Lignin-Only Polymeric Materials Based on Unmethylated Unfractionated Kraft and Ball-Milled Lignins Surpass Polyethylene and Polystyrene in Tensile Strength
Round 1
Reviewer 1 Report
The manuscript is a very interesting piece of work that sheds light on the preparation of lignin rich polymeric films with very interesting mechanical properties overcoming those of commodities such as polystyrene and polyethylene. The work is well structured and written and may be of interest for a wide readership, therefore deserving publications.
Only a few minor issues/curiosities are listed below:
1) the abstract is quite long and does not fully refletcs the content of the work. It is suggested to better highlight the main outcomes to catch the readers' attention.
2) Please revise the caption of Figure 2: polyurethanes10 and σmax (as subscript).
3) Please add the E and εbreak values for all the curves depicted in Figure 9.
4) The prepared "lignin-only" films show very interesting mechanical properties, but what about the possibility to use these materials as substitutes of plastic commodities (e.g. shaping into 3D objects and so on)? Do the authors Envision any possible applicability on larger scale?
Author Response
Please see the attachment
Author Response File: Author Response.pdf
Reviewer 2 Report
This is an intersting paper. I was suprised by the performance of all-lignin plastics. However, i do have a few quesions for the authors. The associative and dissociative behaviours were most studied in solutions, how were those translated to solid materials? Interpretaion of the XRD data was not convincing at present. The authors may need present more evidence. I don't understand the AFM data, how was that related to the two different configurations?
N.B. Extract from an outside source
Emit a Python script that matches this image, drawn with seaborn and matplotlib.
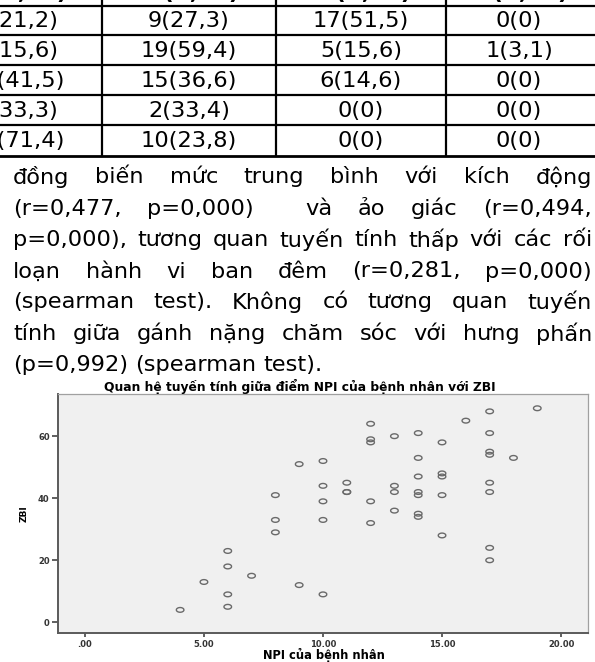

Figure 8, please elaborate on " degree of association".
Author Response
Please see the attachment.
Author Response File: Author Response.pdf
Reviewer 3 Report
The authors developed lignin plastics (over 90 wt.%) with excellent mechanical performance which is even higher than that of two common polymers, polystyrene and polyethylene. By using complex association of lignin domains with non-covalent interactions and utilizing chemical changes, the formation of macromolecular structures with continuous lignin complexes resulted in rigid materials. The method developed in this report will be useful and establish fundamental background to modify lignin for high performance plastics. The manuscript was well written and is recommended to publish in Molecules as it is.
Author Response
Reviewer 3 says that "the manuscript is well written and is recommended to publish in Molecules as it is". No questions to the authors were asked.